We have been crucified together with Christ (Galatians 2:20; Romans 6:6).

The crucifixion is not inflicted on us personally since it was the Lord Jesus who took us to the cross at His crucifixion. Therefore, God considers our flesh as crucified already. To Him it is an accomplished fact.

In order to possess such death, we must not give too large a place to discovering how or to noticing an experience; we should instead believe God’s Word.

God says my flesh has been crucified so I believe it is crucified. I acknowledge that what God says is true.

By responding with faith, we shall soon experience the reality of it. If we look at God’s fact first, our experience will follow next.

The first step toward deliverance is to treat the flesh according to God’s viewpoint. That is, we are not to try and crucify the flesh. Instead, we are to acknowledge that it has been crucified. Not walking by sight but by faith in God’s Word.

Once we approach the flesh by agreeing with God, then we can deal with the flesh experientially.

The Holy Spirit and Experience

Our faith in what Christ has already accomplished—faith that we have been crucified with Christ—allows the Holy Spirit to make this real in our experience.
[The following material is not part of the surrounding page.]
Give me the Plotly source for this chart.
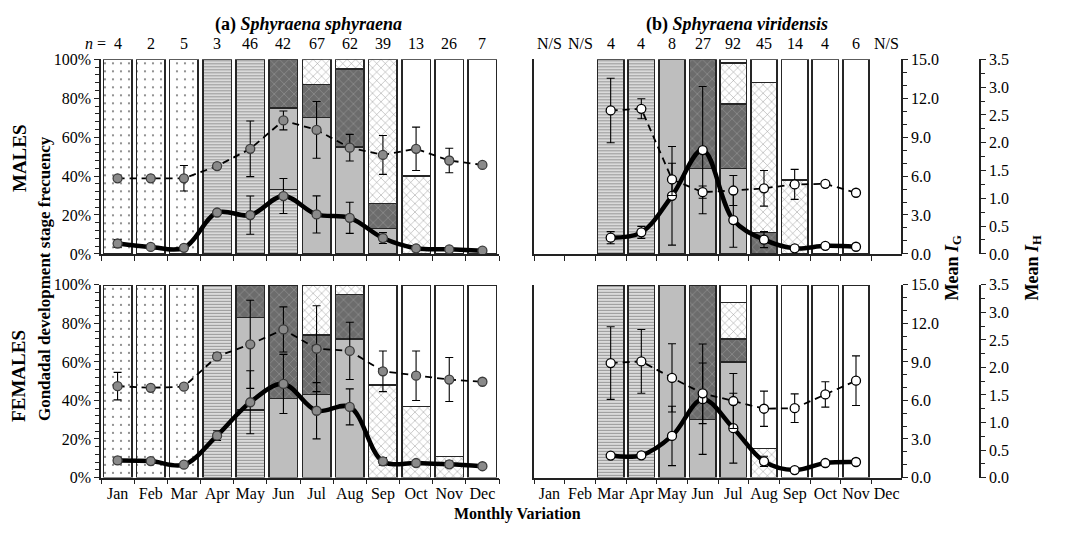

Based on our faith, the Holy Spirit aligns our living condition with our legal position.

We have believed and acknowledge that our flesh has been crucified. Now—not before—we can focus on our experience.

What God has done for us (our legal position) and what we experience of God’s completed work (our living condition), though distinguishable, are inseparable.
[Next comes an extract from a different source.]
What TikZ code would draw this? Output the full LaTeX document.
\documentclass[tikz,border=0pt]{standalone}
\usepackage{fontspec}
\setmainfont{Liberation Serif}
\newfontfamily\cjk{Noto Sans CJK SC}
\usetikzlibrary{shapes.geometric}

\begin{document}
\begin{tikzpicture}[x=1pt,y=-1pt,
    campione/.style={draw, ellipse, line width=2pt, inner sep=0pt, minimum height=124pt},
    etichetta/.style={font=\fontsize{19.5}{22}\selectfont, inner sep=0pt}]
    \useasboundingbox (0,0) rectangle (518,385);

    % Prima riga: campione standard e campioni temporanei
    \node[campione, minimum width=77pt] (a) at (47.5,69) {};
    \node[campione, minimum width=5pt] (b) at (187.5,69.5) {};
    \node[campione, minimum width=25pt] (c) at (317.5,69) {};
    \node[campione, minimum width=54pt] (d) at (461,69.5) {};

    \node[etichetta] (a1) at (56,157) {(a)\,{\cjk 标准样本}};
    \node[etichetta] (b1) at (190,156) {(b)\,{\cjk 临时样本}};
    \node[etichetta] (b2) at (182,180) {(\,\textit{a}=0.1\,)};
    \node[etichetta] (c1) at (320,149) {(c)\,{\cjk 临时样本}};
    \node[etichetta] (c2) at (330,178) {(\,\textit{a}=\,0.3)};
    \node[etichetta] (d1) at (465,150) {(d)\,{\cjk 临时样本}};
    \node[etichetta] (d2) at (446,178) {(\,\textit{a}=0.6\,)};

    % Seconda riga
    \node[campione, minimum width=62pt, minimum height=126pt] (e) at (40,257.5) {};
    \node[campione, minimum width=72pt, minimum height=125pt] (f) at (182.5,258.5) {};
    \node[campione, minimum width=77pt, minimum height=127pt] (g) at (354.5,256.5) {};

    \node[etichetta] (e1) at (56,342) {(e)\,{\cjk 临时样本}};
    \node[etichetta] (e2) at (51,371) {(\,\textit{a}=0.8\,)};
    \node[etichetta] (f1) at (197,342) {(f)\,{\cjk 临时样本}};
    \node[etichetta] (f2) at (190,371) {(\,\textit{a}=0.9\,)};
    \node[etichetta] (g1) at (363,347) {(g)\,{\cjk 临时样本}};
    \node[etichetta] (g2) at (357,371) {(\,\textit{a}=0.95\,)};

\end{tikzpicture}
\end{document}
Colossians 3:3 states, “You have died.” This is our legal position. Colossians 3:5, on the other hand, says, “Therefore put to death.” This is our living condition.

The failure of believers today can be traced to a failure to see the relationship between their two deaths. The death of our legal position and the death of our living condition.
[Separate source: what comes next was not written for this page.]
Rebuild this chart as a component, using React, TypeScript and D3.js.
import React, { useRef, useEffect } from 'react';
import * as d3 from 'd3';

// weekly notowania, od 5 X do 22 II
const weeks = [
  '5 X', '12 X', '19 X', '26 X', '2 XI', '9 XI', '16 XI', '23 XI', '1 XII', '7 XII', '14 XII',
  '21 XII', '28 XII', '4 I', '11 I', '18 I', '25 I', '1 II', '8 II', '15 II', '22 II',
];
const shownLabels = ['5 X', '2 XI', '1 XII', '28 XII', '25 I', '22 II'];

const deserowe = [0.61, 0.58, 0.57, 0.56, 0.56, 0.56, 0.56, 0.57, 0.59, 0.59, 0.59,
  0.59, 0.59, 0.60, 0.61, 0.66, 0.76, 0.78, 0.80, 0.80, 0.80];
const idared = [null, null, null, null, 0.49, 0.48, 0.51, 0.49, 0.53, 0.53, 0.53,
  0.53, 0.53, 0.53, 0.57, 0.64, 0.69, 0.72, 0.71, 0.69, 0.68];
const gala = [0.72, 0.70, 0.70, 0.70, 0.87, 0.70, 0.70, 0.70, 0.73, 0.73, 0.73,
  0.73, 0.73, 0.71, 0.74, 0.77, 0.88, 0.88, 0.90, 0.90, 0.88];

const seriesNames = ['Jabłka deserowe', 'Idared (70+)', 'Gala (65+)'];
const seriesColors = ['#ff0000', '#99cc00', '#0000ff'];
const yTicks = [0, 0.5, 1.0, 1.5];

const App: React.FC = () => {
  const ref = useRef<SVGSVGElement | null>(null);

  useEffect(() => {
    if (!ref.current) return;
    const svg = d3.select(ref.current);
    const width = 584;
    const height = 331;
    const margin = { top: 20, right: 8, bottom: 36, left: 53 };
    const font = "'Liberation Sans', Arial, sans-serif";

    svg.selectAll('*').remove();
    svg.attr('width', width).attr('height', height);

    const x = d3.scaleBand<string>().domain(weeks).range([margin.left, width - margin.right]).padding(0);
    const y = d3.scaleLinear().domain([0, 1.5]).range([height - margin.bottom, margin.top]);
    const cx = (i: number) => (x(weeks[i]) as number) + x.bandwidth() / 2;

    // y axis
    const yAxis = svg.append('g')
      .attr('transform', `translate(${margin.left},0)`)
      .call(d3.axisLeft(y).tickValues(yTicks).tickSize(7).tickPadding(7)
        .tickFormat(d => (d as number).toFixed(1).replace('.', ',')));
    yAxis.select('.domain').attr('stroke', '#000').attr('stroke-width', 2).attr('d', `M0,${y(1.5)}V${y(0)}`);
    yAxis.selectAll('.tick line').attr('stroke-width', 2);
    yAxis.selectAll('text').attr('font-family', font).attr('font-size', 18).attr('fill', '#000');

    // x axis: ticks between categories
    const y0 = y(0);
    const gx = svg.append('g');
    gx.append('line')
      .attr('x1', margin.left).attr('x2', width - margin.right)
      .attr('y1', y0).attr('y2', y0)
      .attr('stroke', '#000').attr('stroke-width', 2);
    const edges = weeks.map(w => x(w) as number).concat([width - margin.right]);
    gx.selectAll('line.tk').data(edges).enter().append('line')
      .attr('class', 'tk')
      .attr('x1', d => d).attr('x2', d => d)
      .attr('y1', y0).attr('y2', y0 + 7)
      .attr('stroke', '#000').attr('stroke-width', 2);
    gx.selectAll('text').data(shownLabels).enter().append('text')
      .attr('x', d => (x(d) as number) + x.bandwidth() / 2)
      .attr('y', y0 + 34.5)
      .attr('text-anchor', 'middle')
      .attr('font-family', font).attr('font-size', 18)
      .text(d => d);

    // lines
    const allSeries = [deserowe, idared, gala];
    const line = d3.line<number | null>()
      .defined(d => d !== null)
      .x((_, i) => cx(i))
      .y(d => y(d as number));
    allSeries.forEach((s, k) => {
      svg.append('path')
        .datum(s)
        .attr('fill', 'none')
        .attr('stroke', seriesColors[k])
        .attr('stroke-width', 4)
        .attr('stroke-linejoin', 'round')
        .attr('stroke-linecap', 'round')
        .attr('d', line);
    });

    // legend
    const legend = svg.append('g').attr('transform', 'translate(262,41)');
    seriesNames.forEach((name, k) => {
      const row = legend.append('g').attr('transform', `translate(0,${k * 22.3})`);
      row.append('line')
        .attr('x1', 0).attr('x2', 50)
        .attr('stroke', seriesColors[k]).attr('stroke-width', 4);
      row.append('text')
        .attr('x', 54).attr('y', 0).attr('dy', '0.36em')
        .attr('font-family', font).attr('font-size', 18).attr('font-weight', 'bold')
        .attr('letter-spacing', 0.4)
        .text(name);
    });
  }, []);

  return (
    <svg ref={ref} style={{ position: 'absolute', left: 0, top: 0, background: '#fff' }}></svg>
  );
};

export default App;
Faith in what Christ has already accomplished plus agreement with what He has done leads to Holy Spirit-led experiences, spiritual reality, and life-based victory.

What God has done for us plus what we experience of God’s completed work are inseparable though distinguishable.

God has already done what He could do. The next question is:  What attitude do we assume toward His finished work?

If we believe, choose, accept, and agree with what God has accomplished for us, it will become our life experience.

If we desire to put our flesh to death, we first must have a ground for such action. This ground is us knowing what happened to us on the cross when Jesus was crucified and reckoning that it is indeed true (believing it). Otherwise, we rely on our strength.

Moreover, if we only know our flesh has been crucified, but are not exercised to have His accomplished work carried out in us—by reckoning it true by meditation and believing it which allows the Holy Spirit to work in us—and our knowledge will be to no avail.

Victory comes first by an identification in His death. Then, knowing our identification with His death, we rely on the Holy Spirit’s power to actually put our flesh to death. Knowing, believing, and depending upon the Spirit’s power all work together to make this death real in our experience.

The “put to death” (Colossians 3:5) is contingent upon the “you have died” (Colossians 3:3).

This putting to death means bringing the death of the Lord Jesus to bear upon all the deeds of the flesh.

The finished work of the cross is an accomplished fact in our spirits.

Our union with Christ in His death signifies that it is an accomplished fact in our spirits. What a believer must do now is to bring this sure death out of his spirit and apply it to his bodily members each time his wicked lusts may be aroused.

Such a spiritual death is not a once for all proposition. Whenever the believer is not watchful or loses his faith, the flesh will certainly go on a rampage. This is what Paul called the law of sin and death versus the law of the Spirit.